§ **WHAT THE TASK REQUIRES**:
Print the listing in its entirety and exactly, leaving out images.

# start of LISTED RECORDS

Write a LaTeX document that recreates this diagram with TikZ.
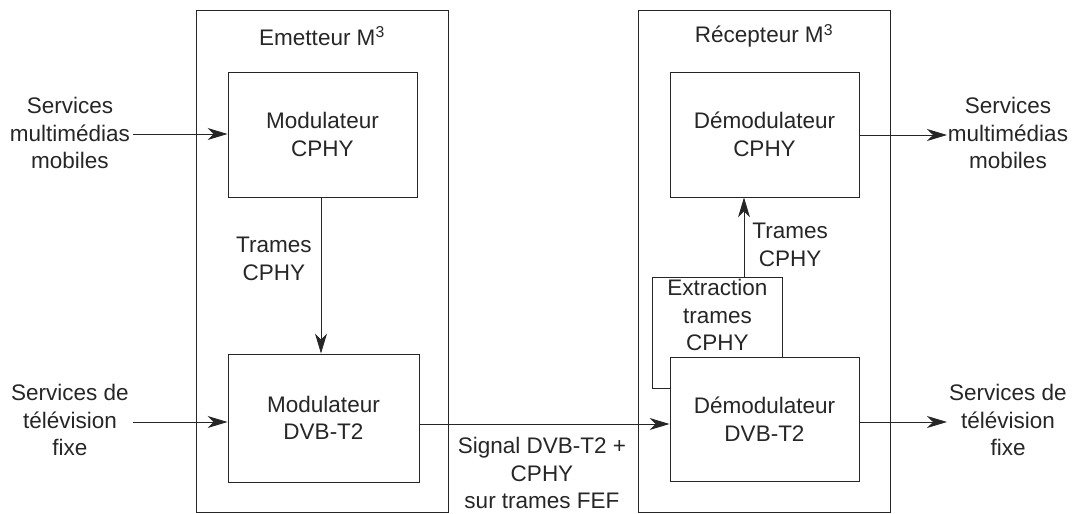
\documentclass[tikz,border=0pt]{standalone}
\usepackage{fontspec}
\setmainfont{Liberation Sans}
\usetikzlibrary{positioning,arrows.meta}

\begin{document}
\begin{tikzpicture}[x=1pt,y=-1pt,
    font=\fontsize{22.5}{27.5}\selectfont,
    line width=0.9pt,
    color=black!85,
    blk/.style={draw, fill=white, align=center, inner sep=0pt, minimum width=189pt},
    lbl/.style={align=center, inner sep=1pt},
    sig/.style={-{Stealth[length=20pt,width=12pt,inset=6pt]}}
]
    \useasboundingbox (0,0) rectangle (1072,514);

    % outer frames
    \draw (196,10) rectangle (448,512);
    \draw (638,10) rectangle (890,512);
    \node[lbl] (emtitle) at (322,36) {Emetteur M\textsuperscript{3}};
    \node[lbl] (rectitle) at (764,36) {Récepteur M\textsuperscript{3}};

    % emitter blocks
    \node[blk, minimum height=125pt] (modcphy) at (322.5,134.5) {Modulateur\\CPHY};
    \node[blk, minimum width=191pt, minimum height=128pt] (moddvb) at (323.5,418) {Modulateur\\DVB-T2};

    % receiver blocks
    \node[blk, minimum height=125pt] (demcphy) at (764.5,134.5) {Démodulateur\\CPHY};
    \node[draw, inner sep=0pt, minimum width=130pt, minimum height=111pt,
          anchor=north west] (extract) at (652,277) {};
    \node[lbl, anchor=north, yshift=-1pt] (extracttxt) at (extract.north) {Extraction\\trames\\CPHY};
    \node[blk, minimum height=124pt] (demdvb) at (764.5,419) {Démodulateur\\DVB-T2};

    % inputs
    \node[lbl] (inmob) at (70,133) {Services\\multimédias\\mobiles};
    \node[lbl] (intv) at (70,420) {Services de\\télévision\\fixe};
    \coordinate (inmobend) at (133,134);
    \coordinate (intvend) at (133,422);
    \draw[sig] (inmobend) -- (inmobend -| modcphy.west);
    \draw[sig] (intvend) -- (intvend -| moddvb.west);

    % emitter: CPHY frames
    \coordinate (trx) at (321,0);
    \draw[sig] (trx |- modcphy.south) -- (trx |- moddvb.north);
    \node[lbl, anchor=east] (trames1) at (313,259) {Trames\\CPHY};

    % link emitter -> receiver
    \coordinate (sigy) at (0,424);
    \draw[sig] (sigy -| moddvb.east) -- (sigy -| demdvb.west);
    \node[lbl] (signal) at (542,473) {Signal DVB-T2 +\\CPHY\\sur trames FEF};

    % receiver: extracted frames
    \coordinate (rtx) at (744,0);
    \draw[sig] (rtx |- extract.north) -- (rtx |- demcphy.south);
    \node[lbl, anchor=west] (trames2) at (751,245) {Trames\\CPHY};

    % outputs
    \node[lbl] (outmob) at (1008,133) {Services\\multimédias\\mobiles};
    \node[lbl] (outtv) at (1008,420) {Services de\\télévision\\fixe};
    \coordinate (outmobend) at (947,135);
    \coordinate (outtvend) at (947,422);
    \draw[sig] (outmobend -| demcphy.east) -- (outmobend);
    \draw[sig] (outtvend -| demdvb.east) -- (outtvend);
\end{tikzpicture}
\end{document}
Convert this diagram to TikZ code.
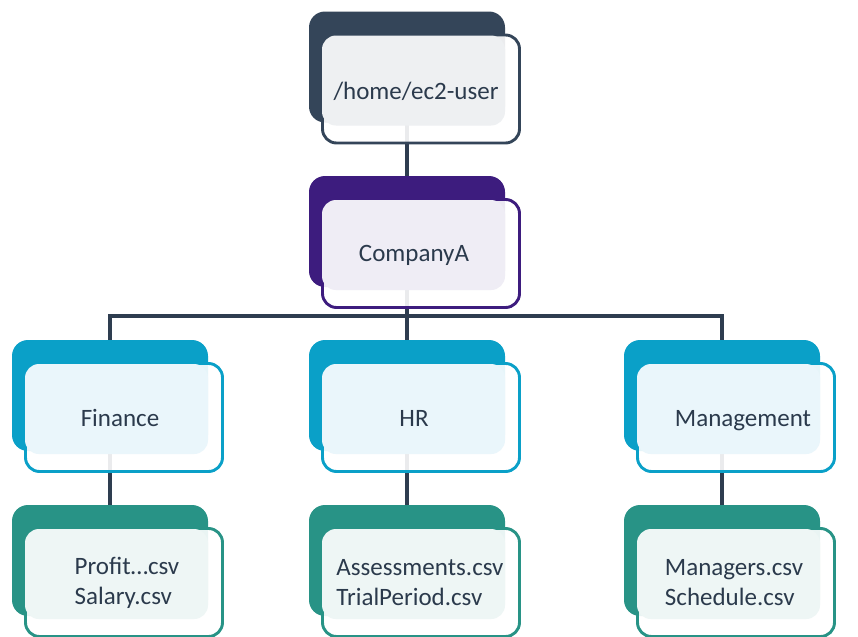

# end of LISTED RECORDS

§ **EXPECTED ANSWER**:
Write a LaTeX document that recreates this diagram with TikZ.
\documentclass[tikz,border=0pt]{standalone}
\usepackage{fontspec}
\setmainfont{Liberation Sans}
\usetikzlibrary{positioning,arrows.meta}

\begin{document}
\begin{tikzpicture}[x=1pt,y=-1pt,
    font=\fontsize{22.5}{27.5}\selectfont,
    line width=0.9pt,
    color=black!85,
    blk/.style={draw, fill=white, align=center, inner sep=0pt, minimum width=189pt},
    lbl/.style={align=center, inner sep=1pt},
    sig/.style={-{Stealth[length=20pt,width=12pt,inset=6pt]}}
]
    \useasboundingbox (0,0) rectangle (1072,514);

    % outer frames
    \draw (196,10) rectangle (448,512);
    \draw (638,10) rectangle (890,512);
    \node[lbl] (emtitle) at (322,36) {Emetteur M\textsuperscript{3}};
    \node[lbl] (rectitle) at (764,36) {Récepteur M\textsuperscript{3}};

    % emitter blocks
    \node[blk, minimum height=125pt] (modcphy) at (322.5,134.5) {Modulateur\\CPHY};
    \node[blk, minimum width=191pt, minimum height=128pt] (moddvb) at (323.5,418) {Modulateur\\DVB-T2};

    % receiver blocks
    \node[blk, minimum height=125pt] (demcphy) at (764.5,134.5) {Démodulateur\\CPHY};
    \node[draw, inner sep=0pt, minimum width=130pt, minimum height=111pt,
          anchor=north west] (extract) at (652,277) {};
    \node[lbl, anchor=north, yshift=-1pt] (extracttxt) at (extract.north) {Extraction\\trames\\CPHY};
    \node[blk, minimum height=124pt] (demdvb) at (764.5,419) {Démodulateur\\DVB-T2};

    % inputs
    \node[lbl] (inmob) at (70,133) {Services\\multimédias\\mobiles};
    \node[lbl] (intv) at (70,420) {Services de\\télévision\\fixe};
    \coordinate (inmobend) at (133,134);
    \coordinate (intvend) at (133,422);
    \draw[sig] (inmobend) -- (inmobend -| modcphy.west);
    \draw[sig] (intvend) -- (intvend -| moddvb.west);

    % emitter: CPHY frames
    \coordinate (trx) at (321,0);
    \draw[sig] (trx |- modcphy.south) -- (trx |- moddvb.north);
    \node[lbl, anchor=east] (trames1) at (313,259) {Trames\\CPHY};

    % link emitter -> receiver
    \coordinate (sigy) at (0,424);
    \draw[sig] (sigy -| moddvb.east) -- (sigy -| demdvb.west);
    \node[lbl] (signal) at (542,473) {Signal DVB-T2 +\\CPHY\\sur trames FEF};

    % receiver: extracted frames
    \coordinate (rtx) at (744,0);
    \draw[sig] (rtx |- extract.north) -- (rtx |- demcphy.south);
    \node[lbl, anchor=west] (trames2) at (751,245) {Trames\\CPHY};

    % outputs
    \node[lbl] (outmob) at (1008,133) {Services\\multimédias\\mobiles};
    \node[lbl] (outtv) at (1008,420) {Services de\\télévision\\fixe};
    \coordinate (outmobend) at (947,135);
    \coordinate (outtvend) at (947,422);
    \draw[sig] (outmobend -| demcphy.east) -- (outmobend);
    \draw[sig] (outtvend -| demdvb.east) -- (outtvend);
\end{tikzpicture}
\end{document}
Convert this diagram to TikZ code.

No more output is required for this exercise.